The desire to reduce drought risk by acquiring property in a higher rainfall area eventually led to a move to Coondle 32 years ago.
"I saw the first block here (Coondle) advertised and I said to Joan 'I think we should try and support ourselves a little bit somewhere else' so we bought it on spec in case of drought," Mr Williams said.
"I had that for three or four years before I bought the other blocks.
"I still had a chap working my farm back home putting a crop in.
"One year there he was bogged more than I was, we had seven inches (178 millimetres) of rain at 'Muka' in June, it was a flood."
The move west was a sharp learning curve.
"I didn't realise, we had a big mob of wethers down here and the bloody blowflies got to them and we lost a lot," he said.
"In October the green fly comes in and they're (sheep) dead in five days.
"You do see them (green fly) at 'Muka', but they're nowhere as bad.
"It's too wet down here, when the wool gets wet like that they (flies) burrow in, mainly around the chest."
He persisted with the move, eventually selling his Mukinbudin properties and consolidating at Coondle in 1991.
"I didn't have quite the right gear for down here, so I mainly ran sheep," Mr Williams said.
"I used to grow a bit of barley and take it to the (Coondle CBH) bin, then that closed and I had to take it to Northam.
"Well, with my old truck that was a bit of a bloody battle, so we give it away and just ran stock - fat lambs and did very well with it too."

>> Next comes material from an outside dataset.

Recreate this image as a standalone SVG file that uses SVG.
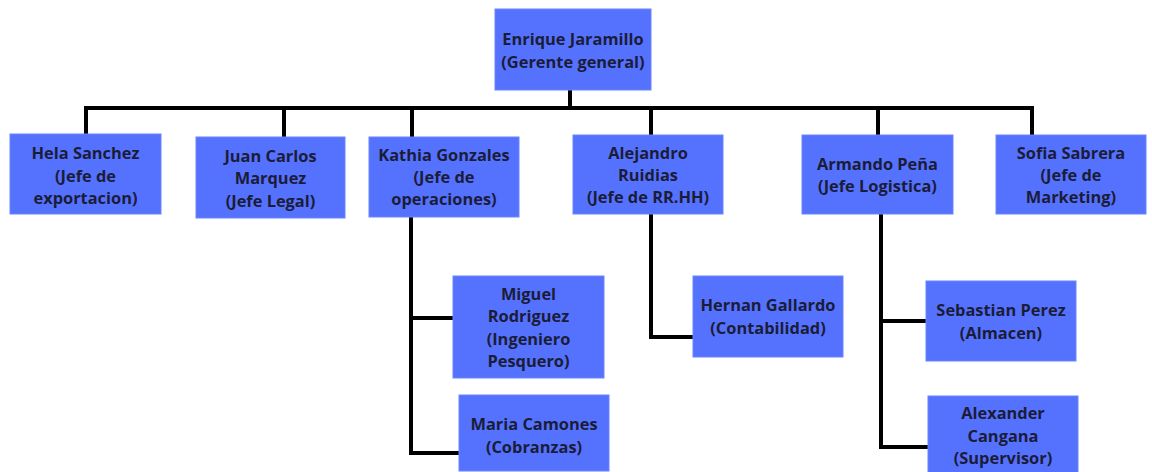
<svg xmlns="http://www.w3.org/2000/svg" width="1152" height="472" viewBox="0 0 1152 472">
<style>
.box{fill:#5572ff;stroke:#6a84ff;stroke-width:1}
.t{font-family:"Open Sans","Noto Sans",sans-serif;font-weight:700;font-size:16.4px;fill:#1b1c38;text-anchor:middle}
.c{fill:none;stroke:#000;stroke-width:4;stroke-linejoin:miter;stroke-linecap:square}
</style>
<rect width="1152" height="472" fill="#fff"/>
<g id="connectors">
<path class="c" d="M570 90V108"/>
<path class="c" d="M86 134V108H1032V135"/>
<path class="c" d="M284 108V137"/>
<path class="c" d="M412 108V137"/>
<path class="c" d="M651 108V135"/>
<path class="c" d="M878 108V135"/>
<path class="c" d="M411 217V453H459"/>
<path class="c" d="M411 318H453"/>
<path class="c" d="M651 214V337H693"/>
<path class="c" d="M881 214V447H928"/>
<path class="c" d="M881 321H926"/>
</g>
<g id="n-enrique"><rect class="box" x="495" y="9" width="156" height="81"/><text class="t" x="573" y="45">Enrique Jaramillo</text><text class="t" x="573" y="68">(Gerente general)</text></g>
<g id="n-hela"><rect class="box" x="10" y="134" width="151" height="80"/><text class="t" x="85.5" y="159">Hela Sanchez</text><text class="t" x="85.5" y="181.5">(Jefe de</text><text class="t" x="85.5" y="204">exportacion)</text></g>
<g id="n-juan"><rect class="box" x="196" y="137" width="149" height="81"/><text class="t" x="270.5" y="161.5">Juan Carlos</text><text class="t" x="270.5" y="184">Marquez</text><text class="t" x="270.5" y="206.5">(Jefe Legal)</text></g>
<g id="n-kathia"><rect class="box" x="369" y="137" width="150" height="80"/><text class="t" x="444" y="160.5">Kathia Gonzales</text><text class="t" x="444" y="183">(Jefe de</text><text class="t" x="444" y="205">operaciones)</text></g>
<g id="n-alejandro"><rect class="box" x="573" y="135" width="150" height="79"/><text class="t" x="648" y="159">Alejandro</text><text class="t" x="648" y="181">Ruidias</text><text class="t" x="648" y="203">(Jefe de RR.HH)</text></g>
<g id="n-armando"><rect class="box" x="802" y="135" width="151" height="79"/><text class="t" x="877.5" y="169.5">Armando Peña</text><text class="t" x="877.5" y="192">(Jefe Logistica)</text></g>
<g id="n-sofia"><rect class="box" x="996" y="135" width="150" height="79"/><text class="t" x="1071" y="159">Sofia Sabrera</text><text class="t" x="1071" y="181">(Jefe de</text><text class="t" x="1071" y="203">Marketing)</text></g>
<g id="n-miguel"><rect class="box" x="453" y="276" width="151" height="102"/><text class="t" x="528.5" y="299.5">Miguel</text><text class="t" x="528.5" y="322">Rodriguez</text><text class="t" x="528.5" y="344.5">(Ingeniero</text><text class="t" x="528.5" y="366.5">Pesquero)</text></g>
<g id="n-maria"><rect class="box" x="459" y="395" width="150" height="76"/><text class="t" x="534" y="429.5">Maria Camones</text><text class="t" x="534" y="452.5">(Cobranzas)</text></g>
<g id="n-hernan"><rect class="box" x="693" y="276" width="150" height="81"/><text class="t" x="768" y="310.5">Hernan Gallardo</text><text class="t" x="768" y="333.5">(Contabilidad)</text></g>
<g id="n-sebastian"><rect class="box" x="926" y="281" width="150" height="80"/><text class="t" x="1001" y="315.5">Sebastian Perez</text><text class="t" x="1001" y="338.5">(Almacen)</text></g>
<g id="n-alexander"><rect class="box" x="928" y="396" width="150" height="78"/><text class="t" x="1003" y="418.5">Alexander</text><text class="t" x="1003" y="441.5">Cangana</text><text class="t" x="1003" y="463.5">(Supervisor)</text></g>
</svg>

Instead of contending with droughts - although Coondle is not immune - Mr Williams' new battle on his property there was with with rocks.
A lot of his time has been spent on his old International tractor, scrapping surface rocks into rows, then scooping them up with the front end loader and putting them in his truck to cart away.
The property now looks good and lessee Mr Wroth grows canola, wheat and barley on it, but his equipment is too big to fit in the small home paddocks near the house.
That is where a farmer with more than 75 years experience - Mr Williams' straight-backed appearance and confident, quick movement are of a man 20 years his junior - and some vintage farming equipment are still useful.